Chittoor continues to make headlines, and
rightly. The dead-bodies are asking for their due if we believe in such things.
Once trophies for police, now the bodies
are part of the investigation and as the time is getting up, officials in the
operation are feeling the heat.
A report said victim families have
requested for 'no last rites' for bodies until the investigation is complete.

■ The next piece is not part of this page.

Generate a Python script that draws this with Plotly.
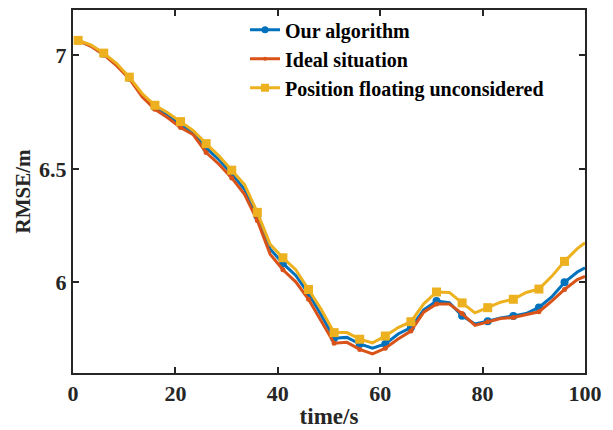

As more and more truth is coming out, a
report today said 12 out of 20 killed are from Tamil Nadu and its chief
minister has already written to his counterpart in Andhra Pradesh for a
'credible probe'.
So, all from Tamil Nadu to 12 from Tamil
Nadu would change anything?
No, because the facts increasingly say that
it was a stage-managed encounter. People, preferably labourers or small time
workers, were killed in cold blood - people with backgrounds and families that
they thought could not raise voices.
But the bodies with logs are crying foul of
the crime scenes.
Reports said bodies were decomposed.
Reports said logs were with white paint having code-word inscribed on them
suggesting involvement of some government stockpile. Also the logs were not
fresh.
Police have not been able to explain facial
shots and burn marks on some of the bodies, apart from routine defence. Then
Andhra Pradesh Civil Liberties Committee (APCLC) today paraded a 'survivor' of
the 'alleged stage-managed' encounter. He has been kept somewhere to will be
produced before the National Human Rights Commission (NHRC) as the APCLC said.

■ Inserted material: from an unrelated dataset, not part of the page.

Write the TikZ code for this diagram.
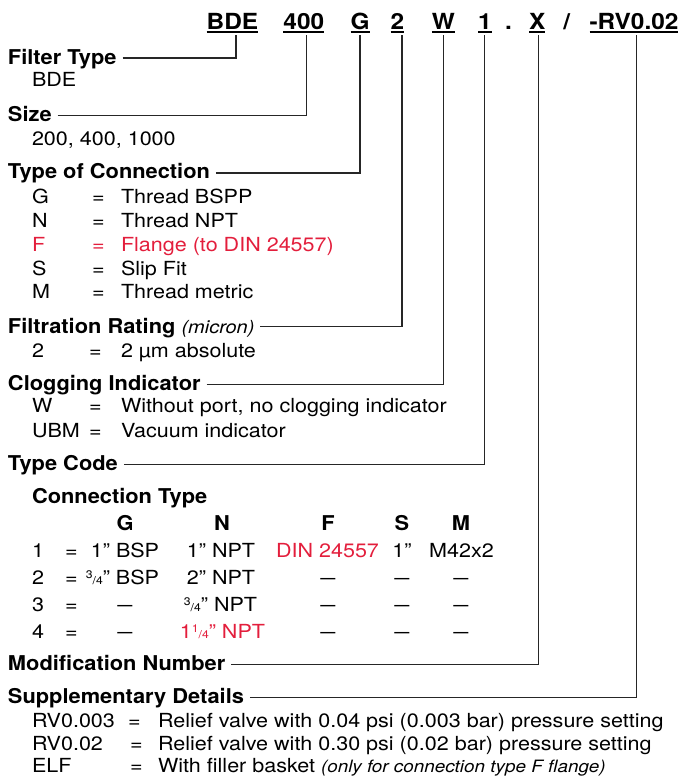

Police or RSASTF, with local police and
forest officials, killed 20 in self-defence and none of the policemen or
officials involved were injured. An encounter with hundreds of red-sandalwood smugglers,
at multiple locations, 10 Kms away from human dwellings, deep in Seshachalam
forests (with a range notorious for red sandalwood smuggling), would certainly
involve, if not casualties, then at least injuries to the police and party
involved, even if we accept the RSASTF DIG's remark that 'his force was
superiorly trained'.
But, not just the police, even the forest
officials and the local police escaped unharmed, without the bruise, though
they had a full-throttle brush with the law and order situation that was
expected to leave multiple casualties and injuries.
Though Andhra Pradesh chief minister who is
ally of the BJP led National Democratic Alliance and has briefed the Union Home
Minister about the whole incident, stoically defends the encounter as genuine
while the whole Tamil Nadu is erupting in protests. A TN led seizure of
Chittoor is proposed for tomorrow.
And even the Andhra Pradesh is not silent. Rights
groups and opposition politicians are making the voices that are being heard.
Chittoor encounter is rightly making for
the headlines and is expected to rock the nation more in the coming days with
more facts emerging, with more reports saying the encounter stage-managed.